Charts and diagrams as code
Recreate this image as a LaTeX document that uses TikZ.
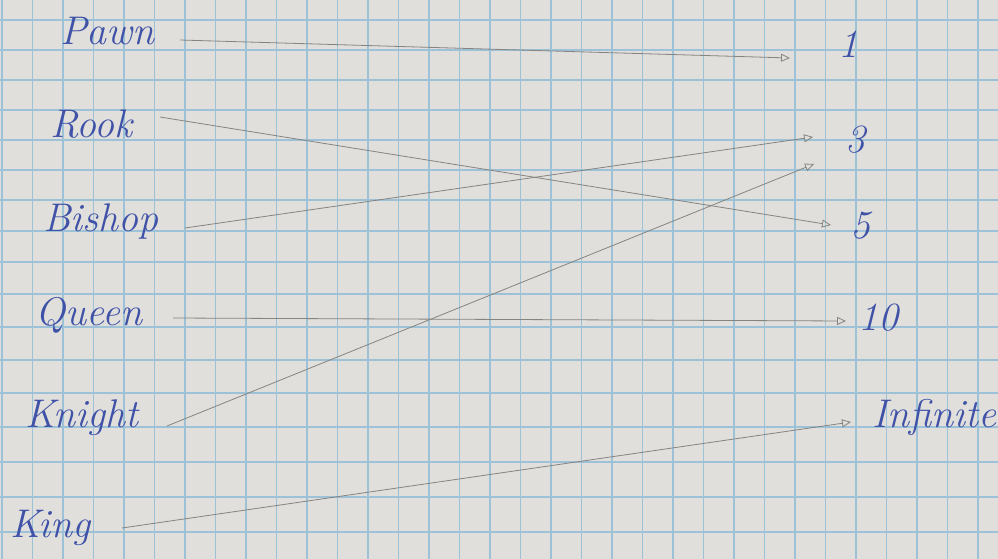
\documentclass[tikz,border=0pt]{standalone}
\usetikzlibrary{arrows.meta}
\definecolor{paper}{HTML}{E1DFDB}
\definecolor{gridblue}{HTML}{9DC2D8}
\definecolor{ink}{HTML}{3F52A8}
\definecolor{pencil}{HTML}{85847F}
\tikzset{
  piece/.style={anchor=base west, inner sep=0pt, text=ink, font=\fontsize{40}{40}\selectfont\itshape},
  link/.style={draw=pencil, line width=0.8pt, -{Triangle[open, length=9pt, width=8pt]}},
  gridline/.style={draw=gridblue, line width=1.1pt},
}
\begin{document}
\begin{tikzpicture}[x=1pt,y=-1pt]
\fill[paper] (0,0) rectangle (998,559);
\useasboundingbox (0,0) rectangle (998,559);
% grid paper
\foreach \k in {0,...,32} \draw[gridline] ({2+30.5*\k},0) -- ({2+30.5*\k},559);
\foreach \y in {20,50,80,110,140,170,200,231,262,294,327,360,393,427,462,497,532} \draw[gridline] (0,\y) -- (998,\y);
% pieces
\node[piece] (pawn)   at (60,45)  {Pawn};
\node[piece] (rook)   at (50,137) {Rook};
\node[piece] (bishop) at (43,231) {Bishop};
\node[piece] (queen)  at (35,325) {Queen};
\node[piece] (knight) at (25,427) {Knight};
\node[piece] (king)   at (10,537) {King};
% values
\node[piece] (one)   at (838,58)  {1};
\node[piece] (three) at (845,152) {3};
\node[piece] (five)  at (850,238) {5};
\node[piece] (ten)   at (858,330) {10};
\node[piece] (inf)   at (872,427) {Infinite};
% connectors
\draw[link] ([xshift=120pt,yshift=5pt]pawn.base west)   -- ([xshift=-48pt]one.base west);
\draw[link] ([xshift=110pt,yshift=20pt]rook.base west)  -- ([xshift=-19pt,yshift=13pt]five.base west);
\draw[link] ([xshift=142pt,yshift=3pt]bishop.base west) -- ([xshift=-32pt,yshift=15pt]three.base west);
\draw[link] ([xshift=138pt,yshift=7pt]queen.base west)  -- ([xshift=-12pt,yshift=9pt]ten.base west);
\draw[link] ([xshift=142pt,yshift=1pt]knight.base west) -- ([xshift=-31pt,yshift=-12pt]three.base west);
\draw[link] ([xshift=112pt,yshift=9pt]king.base west)   -- ([xshift=-21pt,yshift=5pt]inf.base west);
\end{tikzpicture}
\end{document}
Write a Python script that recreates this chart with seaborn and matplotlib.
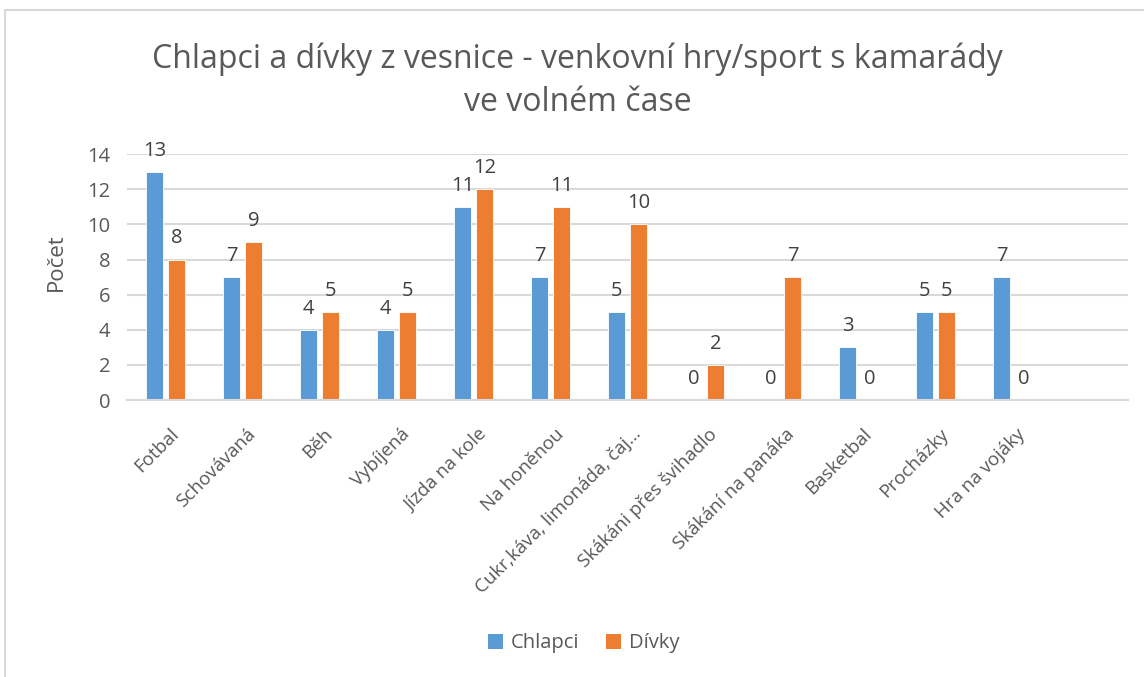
import matplotlib
matplotlib.use("Agg")
import matplotlib.pyplot as plt
import matplotlib.transforms as mtransforms
from matplotlib.lines import Line2D
from matplotlib.patches import Patch
import seaborn as sns
import pandas as pd

categories = [
    "Fotbal", "Schovávaná", "Běh", "Vybíjená", "Jízda na kole", "Na honěnou",
    "Cukr,káva, limonáda, čaj…", "Skákáni přes švihadlo", "Skákání na panáka",
    "Basketbal", "Procházky", "Hra na vojáky",
]
chlapci = [13, 7, 4, 4, 11, 7, 5, 0, 0, 3, 5, 7]
divky = [8, 9, 5, 5, 12, 11, 10, 2, 7, 0, 5, 0]
series_names = ["Chlapci", "Dívky"]
yticks = [0, 2, 4, 6, 8, 10, 12, 14]

colors = {"Chlapci": "#5B9BD5", "Dívky": "#ED7D31"}
text_color = "#595959"

df = pd.DataFrame({
    "kategorie": categories * 2,
    "serie": [series_names[0]] * len(categories) + [series_names[1]] * len(categories),
    "pocet": chlapci + divky,
})

sns.set_style("white")
plt.rcParams["font.family"] = ["Open Sans", "DejaVu Sans"]

fig = plt.figure(figsize=(11.44, 6.77), dpi=100)
ax = fig.add_axes([0.111, 0.409, 0.875, 0.3634])

sns.barplot(
    data=df, x="kategorie", y="pocet", hue="serie", order=categories,
    hue_order=series_names, palette=colors, saturation=1, width=0.57, gap=0.23,
    edgecolor="#FFFFFF", linewidth=0.6, legend=False, ax=ax, errorbar=None,
)

# value labels above each bar
for container in ax.containers:
    for bar in container:
        h = bar.get_height()
        ax.annotate(f"{int(round(h))}", (bar.get_x() + bar.get_width() / 2, h),
                    xytext=(0, 8), textcoords="offset points",
                    ha="center", va="bottom", fontsize=14.5, color="#404040")

ax.set_xlim(-0.5, len(categories) + 0.5)
ax.set_ylim(0, 14)
ax.set_yticks(yticks)
ax.yaxis.grid(True, color="#D9D9D9", linewidth=1.5)
ax.set_axisbelow(True)
for s in ["top", "right", "left"]:
    ax.spines[s].set_visible(False)
ax.spines["bottom"].set_color("#D9D9D9")
ax.spines["bottom"].set_linewidth(1.5)
ax.tick_params(axis="y", length=0, labelsize=14.5, labelcolor=text_color, pad=12)
ax.set_xticks(range(len(categories)))
ax.set_xticklabels(categories, rotation=45, ha="right", rotation_mode="anchor")
ax.tick_params(axis="x", length=0, labelsize=13.5, labelcolor=text_color, pad=18)
shift = mtransforms.ScaledTranslation(4 / 100, 0, fig.dpi_scale_trans)
for lbl in ax.get_xticklabels():
    lbl.set_transform(lbl.get_transform() + shift)
ax.set_xlabel("")
ax.set_ylabel("Počet", fontsize=16, color=text_color)
ax.yaxis.set_label_coords(-0.060, 0.56)

fig.text(0.505, 0.912, "Chlapci a dívky z vesnice - venkovní hry/sport s kamarády",
         ha="center", va="center", fontsize=23, color=text_color)
fig.text(0.505, 0.848, "ve volném čase",
         ha="center", va="center", fontsize=23, color=text_color)

handles = [Patch(facecolor=colors[n], edgecolor="none") for n in series_names]
fig.legend(handles, series_names, loc="center", bbox_to_anchor=(0.51, 0.05),
           ncol=2, frameon=False, fontsize=14.5, handlelength=0.75, handleheight=0.75,
           handletextpad=0.4, columnspacing=1.3, labelcolor=text_color)

# chart frame edges
fig.add_artist(Line2D([0.0045, 0.0045], [0, 0.985], color="#D9D9D9", linewidth=1.5,
                      transform=fig.transFigure))
fig.add_artist(Line2D([0.0045, 1], [0.985, 0.985], color="#D9D9D9", linewidth=1.5,
                      transform=fig.transFigure))

fig.savefig("out.png", dpi=100)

> _Challenge_
Without the pictures, write out every entry precisely as it appears.

> _Result_
Recreate this image as a LaTeX document that uses TikZ.
\documentclass[tikz,border=0pt]{standalone}
\usetikzlibrary{arrows.meta}
\definecolor{paper}{HTML}{E1DFDB}
\definecolor{gridblue}{HTML}{9DC2D8}
\definecolor{ink}{HTML}{3F52A8}
\definecolor{pencil}{HTML}{85847F}
\tikzset{
  piece/.style={anchor=base west, inner sep=0pt, text=ink, font=\fontsize{40}{40}\selectfont\itshape},
  link/.style={draw=pencil, line width=0.8pt, -{Triangle[open, length=9pt, width=8pt]}},
  gridline/.style={draw=gridblue, line width=1.1pt},
}
\begin{document}
\begin{tikzpicture}[x=1pt,y=-1pt]
\fill[paper] (0,0) rectangle (998,559);
\useasboundingbox (0,0) rectangle (998,559);
% grid paper
\foreach \k in {0,...,32} \draw[gridline] ({2+30.5*\k},0) -- ({2+30.5*\k},559);
\foreach \y in {20,50,80,110,140,170,200,231,262,294,327,360,393,427,462,497,532} \draw[gridline] (0,\y) -- (998,\y);
% pieces
\node[piece] (pawn)   at (60,45)  {Pawn};
\node[piece] (rook)   at (50,137) {Rook};
\node[piece] (bishop) at (43,231) {Bishop};
\node[piece] (queen)  at (35,325) {Queen};
\node[piece] (knight) at (25,427) {Knight};
\node[piece] (king)   at (10,537) {King};
% values
\node[piece] (one)   at (838,58)  {1};
\node[piece] (three) at (845,152) {3};
\node[piece] (five)  at (850,238) {5};
\node[piece] (ten)   at (858,330) {10};
\node[piece] (inf)   at (872,427) {Infinite};
% connectors
\draw[link] ([xshift=120pt,yshift=5pt]pawn.base west)   -- ([xshift=-48pt]one.base west);
\draw[link] ([xshift=110pt,yshift=20pt]rook.base west)  -- ([xshift=-19pt,yshift=13pt]five.base west);
\draw[link] ([xshift=142pt,yshift=3pt]bishop.base west) -- ([xshift=-32pt,yshift=15pt]three.base west);
\draw[link] ([xshift=138pt,yshift=7pt]queen.base west)  -- ([xshift=-12pt,yshift=9pt]ten.base west);
\draw[link] ([xshift=142pt,yshift=1pt]knight.base west) -- ([xshift=-31pt,yshift=-12pt]three.base west);
\draw[link] ([xshift=112pt,yshift=9pt]king.base west)   -- ([xshift=-21pt,yshift=5pt]inf.base west);
\end{tikzpicture}
\end{document}
Write a Python script that recreates this chart with seaborn and matplotlib.
import matplotlib
matplotlib.use("Agg")
import matplotlib.pyplot as plt
import matplotlib.transforms as mtransforms
from matplotlib.lines import Line2D
from matplotlib.patches import Patch
import seaborn as sns
import pandas as pd

categories = [
    "Fotbal", "Schovávaná", "Běh", "Vybíjená", "Jízda na kole", "Na honěnou",
    "Cukr,káva, limonáda, čaj…", "Skákáni přes švihadlo", "Skákání na panáka",
    "Basketbal", "Procházky", "Hra na vojáky",
]
chlapci = [13, 7, 4, 4, 11, 7, 5, 0, 0, 3, 5, 7]
divky = [8, 9, 5, 5, 12, 11, 10, 2, 7, 0, 5, 0]
series_names = ["Chlapci", "Dívky"]
yticks = [0, 2, 4, 6, 8, 10, 12, 14]

colors = {"Chlapci": "#5B9BD5", "Dívky": "#ED7D31"}
text_color = "#595959"

df = pd.DataFrame({
    "kategorie": categories * 2,
    "serie": [series_names[0]] * len(categories) + [series_names[1]] * len(categories),
    "pocet": chlapci + divky,
})

sns.set_style("white")
plt.rcParams["font.family"] = ["Open Sans", "DejaVu Sans"]

fig = plt.figure(figsize=(11.44, 6.77), dpi=100)
ax = fig.add_axes([0.111, 0.409, 0.875, 0.3634])

sns.barplot(
    data=df, x="kategorie", y="pocet", hue="serie", order=categories,
    hue_order=series_names, palette=colors, saturation=1, width=0.57, gap=0.23,
    edgecolor="#FFFFFF", linewidth=0.6, legend=False, ax=ax, errorbar=None,
)

# value labels above each bar
for container in ax.containers:
    for bar in container:
        h = bar.get_height()
        ax.annotate(f"{int(round(h))}", (bar.get_x() + bar.get_width() / 2, h),
                    xytext=(0, 8), textcoords="offset points",
                    ha="center", va="bottom", fontsize=14.5, color="#404040")

ax.set_xlim(-0.5, len(categories) + 0.5)
ax.set_ylim(0, 14)
ax.set_yticks(yticks)
ax.yaxis.grid(True, color="#D9D9D9", linewidth=1.5)
ax.set_axisbelow(True)
for s in ["top", "right", "left"]:
    ax.spines[s].set_visible(False)
ax.spines["bottom"].set_color("#D9D9D9")
ax.spines["bottom"].set_linewidth(1.5)
ax.tick_params(axis="y", length=0, labelsize=14.5, labelcolor=text_color, pad=12)
ax.set_xticks(range(len(categories)))
ax.set_xticklabels(categories, rotation=45, ha="right", rotation_mode="anchor")
ax.tick_params(axis="x", length=0, labelsize=13.5, labelcolor=text_color, pad=18)
shift = mtransforms.ScaledTranslation(4 / 100, 0, fig.dpi_scale_trans)
for lbl in ax.get_xticklabels():
    lbl.set_transform(lbl.get_transform() + shift)
ax.set_xlabel("")
ax.set_ylabel("Počet", fontsize=16, color=text_color)
ax.yaxis.set_label_coords(-0.060, 0.56)

fig.text(0.505, 0.912, "Chlapci a dívky z vesnice - venkovní hry/sport s kamarády",
         ha="center", va="center", fontsize=23, color=text_color)
fig.text(0.505, 0.848, "ve volném čase",
         ha="center", va="center", fontsize=23, color=text_color)

handles = [Patch(facecolor=colors[n], edgecolor="none") for n in series_names]
fig.legend(handles, series_names, loc="center", bbox_to_anchor=(0.51, 0.05),
           ncol=2, frameon=False, fontsize=14.5, handlelength=0.75, handleheight=0.75,
           handletextpad=0.4, columnspacing=1.3, labelcolor=text_color)

# chart frame edges
fig.add_artist(Line2D([0.0045, 0.0045], [0, 0.985], color="#D9D9D9", linewidth=1.5,
                      transform=fig.transFigure))
fig.add_artist(Line2D([0.0045, 1], [0.985, 0.985], color="#D9D9D9", linewidth=1.5,
                      transform=fig.transFigure))

fig.savefig("out.png", dpi=100)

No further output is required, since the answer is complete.